Early in 1968, Parker left the SME, though he did play with them on occasions. From this time, he started to work regularly with Derek Bailey in a duo, and in various of Tony Oxley's groups. In 1970, he formed Incus Records with Bailey and Oxley, the hugely influential label that was one of the few ways of getting the music outside of the capital.
While happy to operate in all manner of ad hoc situations, Evan Parker has formed a number of long-term associations that have continued to allow him to grow musically. The first one of these began in 1969 when the Evan Parker/Paul Lytton duo was formed. Their first public performance occurred the following year and, particularly as a result of recent Emanem recordings, has been well documented. At this time, Evan Parker was also supplementing his standard reed instruments (not, of course, played in an especially standard manner) with the shêng, a bullroarer, a poll drum, a voice tube and cassette recordings of previous performances.
By 1980, the duo was replaced with a trio with the addition of Barry Guy. The Evan Parker Trio has achieved particular visibility and popularity among followers of improvised music since around 1994, with the release of Imaginary Values. The trio has featured guests, including Kenny Wheeler and George Lewis. The mid-1990s saw the emergence of the Evan Parker Electro-Acoustic Ensemble, formed by enlarging the trio with the sound processing capabilities of Philipp Wachsmann, Walter Prati and Mario Vecchi.
The other long working association also stems from around the same time as the Parker/Lytton duo. In 1968, Parker was a member of the Peter Brötzmann Octet that recorded Machine Gun. Then, around 1971, the Alexander von Schlippenbach trio was formed with Evan Parker on reeds and Paul Lovens on percussion. Partly as a result of these two long-standing associations, Evan Parker has been a consistent member of three of the major large scale groups in improvised music: Globe Unity Orchestra, London Jazz Composers Orchestra, and the Berlin Contemporary Jazz Orchestra. In addition, he has continued to work with an extremely wide variety of musicians, such as Sainkho Namtchylak, Anthony Braxton, Paul Bley, Wolfgang Fuchs and :zoviet*france.
Barry Guy is an innovative double bass player and composer whose creative diversity in the fields of jazz improvisation, solo recitals, chamber and orchestral performance is the outcome both of an unusually varied training and a zest for experimentation. Between the early ‘70s and mid-‘90s, Barry Guy held principal bass position in various orchestras, including the Orchestra of St. John’s Smith Square and the City of London Sinfonia. During these years, he was also active in the European improvised scene. He is founder and Artistic Director of the London Jazz Composers Orchestra for which he has produced several extended works and recordings.

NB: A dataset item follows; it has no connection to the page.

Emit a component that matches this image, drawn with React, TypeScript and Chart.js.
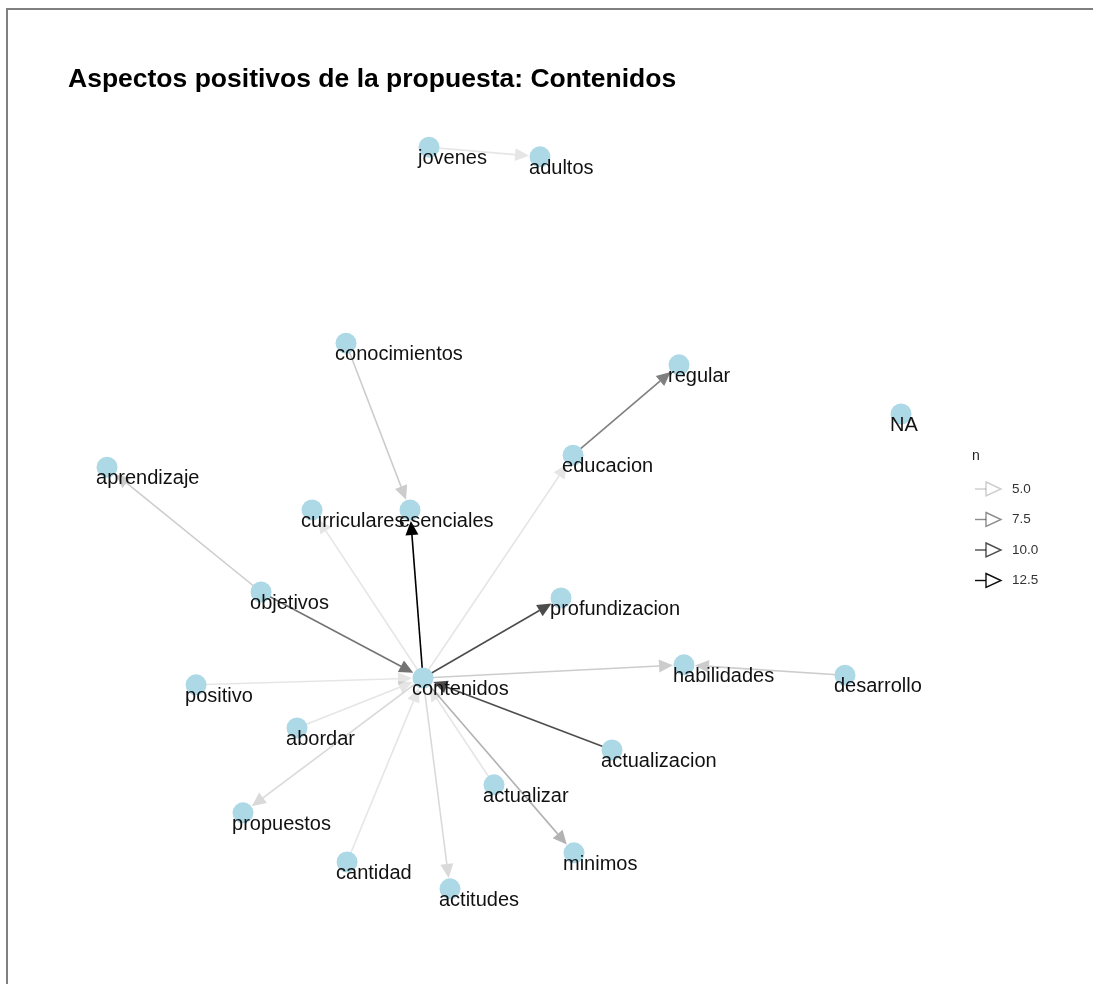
import React, { useEffect, useRef } from 'react';
import { Chart, registerables } from 'chart.js';

Chart.register(...registerables);

const TITLE = 'Aspectos positivos de la propuesta: Contenidos';

// node layout (ggraph layout coordinates)
const nodeNames = [
  'jovenes', 'adultos', 'conocimientos', 'regular', 'NA', 'aprendizaje', 'educacion',
  'curriculares', 'esenciales', 'objetivos', 'profundizacion', 'positivo', 'contenidos',
  'habilidades', 'desarrollo', 'abordar', 'actualizacion', 'actualizar', 'propuestos',
  'cantidad', 'minimos', 'actitudes',
];
const nodeX = [
  4.058, 5.349, 3.093, 6.965, 9.547, 0.314, 5.733,
  2.698, 3.837, 2.105, 5.593, 1.349, 3.988,
  7.023, 8.895, 2.523, 6.186, 4.814, 1.895,
  3.105, 5.744, 4.302,
];
const nodeY = [
  9.66, 9.54, 7.21, 6.94, 6.325, 5.66, 5.81,
  5.125, 5.125, 4.10, 4.025, 2.94, 3.025,
  3.19, 3.06, 2.40, 2.125, 1.69, 1.34,
  0.725, 0.84, 0.39,
];

// edges (bigrams): from -> to with count n
const edgeFrom = [
  'jovenes', 'conocimientos', 'contenidos', 'educacion', 'contenidos', 'objetivos',
  'objetivos', 'contenidos', 'contenidos', 'positivo', 'contenidos', 'desarrollo',
  'actualizacion', 'abordar', 'contenidos', 'cantidad', 'contenidos', 'contenidos',
  'actualizar',
];
const edgeTo = [
  'adultos', 'esenciales', 'esenciales', 'regular', 'educacion', 'aprendizaje',
  'contenidos', 'curriculares', 'profundizacion', 'contenidos', 'habilidades', 'habilidades',
  'contenidos', 'contenidos', 'propuestos', 'contenidos', 'actitudes', 'minimos',
  'contenidos',
];
const edgeN = [
  4, 5, 13, 8, 4, 5,
  8.5, 4, 10, 4, 5, 5,
  10, 4, 4.5, 4, 4.5, 6,
  4,
];

const nMin = 4;
const nMax = 13;
const legendBreaks = [5, 7.5, 10, 12.5];
const legendLabels = ['5.0', '7.5', '10.0', '12.5'];

const alphaFor = (n: number) => 0.1 + 0.9 * (n - nMin) / (nMax - nMin);

const edgesPlugin = {
  id: 'edges',
  beforeDatasetsDraw(chart: any) {
    const { ctx, scales } = chart;
    const xs = scales.x;
    const ys = scales.y;
    ctx.save();
    for (let i = 0; i < edgeFrom.length; i++) {
      const a = nodeNames.indexOf(edgeFrom[i]);
      const b = nodeNames.indexOf(edgeTo[i]);
      const x1 = xs.getPixelForValue(nodeX[a]);
      const y1 = ys.getPixelForValue(nodeY[a]);
      const x2 = xs.getPixelForValue(nodeX[b]);
      const y2 = ys.getPixelForValue(nodeY[b]);
      const dx = x2 - x1;
      const dy = y2 - y1;
      const len = Math.sqrt(dx * dx + dy * dy);
      const ux = dx / len;
      const uy = dy / len;
      const cap = 11;
      const aLen = 14;
      const aHalf = 6.5;
      const tx = x2 - ux * cap;
      const ty = y2 - uy * cap;
      const bx = tx - ux * aLen;
      const by = ty - uy * aLen;
      const col = `rgba(0,0,0,${alphaFor(edgeN[i]).toFixed(3)})`;
      ctx.strokeStyle = col;
      ctx.fillStyle = col;
      ctx.lineWidth = 1.6;
      ctx.beginPath();
      ctx.moveTo(x1, y1);
      ctx.lineTo(bx, by);
      ctx.stroke();
      ctx.beginPath();
      ctx.moveTo(tx, ty);
      ctx.lineTo(bx - uy * aHalf, by + ux * aHalf);
      ctx.lineTo(bx + uy * aHalf, by - ux * aHalf);
      ctx.closePath();
      ctx.fill();
    }
    ctx.restore();
  },
};

const labelsPlugin = {
  id: 'nodeLabels',
  afterDatasetsDraw(chart: any) {
    const { ctx, scales } = chart;
    ctx.save();
    ctx.font = '20px "Liberation Sans", Arial, sans-serif';
    ctx.fillStyle = '#111';
    ctx.textAlign = 'left';
    ctx.textBaseline = 'alphabetic';
    for (let i = 0; i < nodeNames.length; i++) {
      const px = scales.x.getPixelForValue(nodeX[i]);
      const py = scales.y.getPixelForValue(nodeY[i]);
      ctx.fillText(nodeNames[i], px - 11, py + 17);
    }
    ctx.restore();
  },
};

const legendPlugin = {
  id: 'nLegend',
  afterDraw(chart: any) {
    const { ctx } = chart;
    ctx.save();
    ctx.font = '14px "Liberation Sans", Arial, sans-serif';
    ctx.fillStyle = '#222';
    ctx.textBaseline = 'alphabetic';
    ctx.fillText('n', 972, 460);
    ctx.font = '13.5px "Liberation Sans", Arial, sans-serif';
    legendBreaks.forEach((v, i) => {
      const cy = 489 + i * 30.5;
      const col = `rgba(0,0,0,${alphaFor(v).toFixed(3)})`;
      ctx.strokeStyle = col;
      ctx.lineWidth = 1.4;
      ctx.beginPath();
      ctx.moveTo(975, cy);
      ctx.lineTo(986, cy);
      ctx.stroke();
      ctx.beginPath();
      ctx.moveTo(986, cy - 7);
      ctx.lineTo(1001, cy);
      ctx.lineTo(986, cy + 7);
      ctx.closePath();
      ctx.stroke();
      ctx.fillStyle = '#333';
      ctx.textBaseline = 'middle';
      ctx.fillText(legendLabels[i], 1012, cy);
    });
    // frame lines (top and left)
    ctx.fillStyle = '#808080';
    ctx.fillRect(6, 8, chart.width - 6, 2);
    ctx.fillRect(6, 8, 2, chart.height - 8);
    ctx.restore();
  },
};

export default function App() {
  const ref = useRef<HTMLCanvasElement | null>(null);
  useEffect(() => {
    document.body.style.margin = '0';
    document.body.style.background = '#fff';
    const canvas = ref.current;
    if (!canvas) return;
    const chart = new Chart(canvas, {
      type: 'scatter',
      data: {
        datasets: [
          {
            label: 'nodes',
            data: nodeNames.map((_, i) => ({ x: nodeX[i], y: nodeY[i] })),
            backgroundColor: '#ADD8E6',
            borderWidth: 0,
            pointRadius: 10.5,
            pointHoverRadius: 10.5,
          },
        ],
      },
      options: {
        responsive: false,
        animation: false,
        devicePixelRatio: 1,
        events: [],
        layout: { padding: { left: 68, right: 153, top: 0, bottom: 64 } },
        scales: {
          x: { type: 'linear', min: -0.14, max: 10, display: false },
          y: { type: 'linear', min: 0, max: 10, display: false },
        },
        plugins: {
          legend: { display: false },
          tooltip: { enabled: false },
          title: {
            display: true,
            text: TITLE,
            align: 'start',
            color: '#000',
            font: { family: '"Liberation Sans", Arial, sans-serif', size: 26.5, weight: 'bold', lineHeight: 1.2 },
            padding: { top: 64, bottom: 24.2 },
          },
        },
      },
      plugins: [edgesPlugin, labelsPlugin, legendPlugin],
    });
    return () => chart.destroy();
  }, []);
  return (
    <div style={{ width: 1093, height: 984, background: '#fff' }}>
      <canvas ref={ref} width={1093} height={984} style={{ display: 'block' }} />
    </div>
  );
}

Barry Guy continues to give solo recitals throughout Europe as well as continuing associations with colleagues involved in improvised, baroque and contemporary music, including Maya Homburger, Evan Parker, Marilyn Crispell, Paul Lytton and Mats Gustafsson. The Barry Guy New Orchestra (BGNO), formed in 2000, appears regularly at festivals, and Barry as a director/composer is often invited to work with large ensembles using his own extensive library of composed works.
In Sept. 2008, Barry will return to the Music Gallery to perform in a trio with Maya Homburger and Halifax bass clarinetist, Jeff Reilly.
Paul Lytton played in London throughout the mid-1960s and early ‘70s, and was a founding member of the London Musicians’ Co-op and the Aachen Musicians Cooperative. Has been building his own instruments since 1969, including the “Lyttonophone” played by Evan Parker, and had an exhibition of the equipment in Wuppertal, Germany in 1980. Since 1975, he has lived in Belgium, and founded Po Torch Records in 1976 with Paul Lovens, with whom he has recorded three duo albums. Lytton is perhaps best known as a member of the Evan Parker Trio, but he has appeared with many other groups, most notably the London Jazz Composers' Orchestra and King Übü Örchestrü.
In concert, Lytton is a model of concentration. At a trio concert in Sheffield in 1994 Evan Parker outlined the course the evening might follow, saying that “at some point Paul Lytton may take a solo and then again he might not.” This seemed to imply not just the organic nature that the improvisations would follow, but also the selfless nature of Lytton's contributions.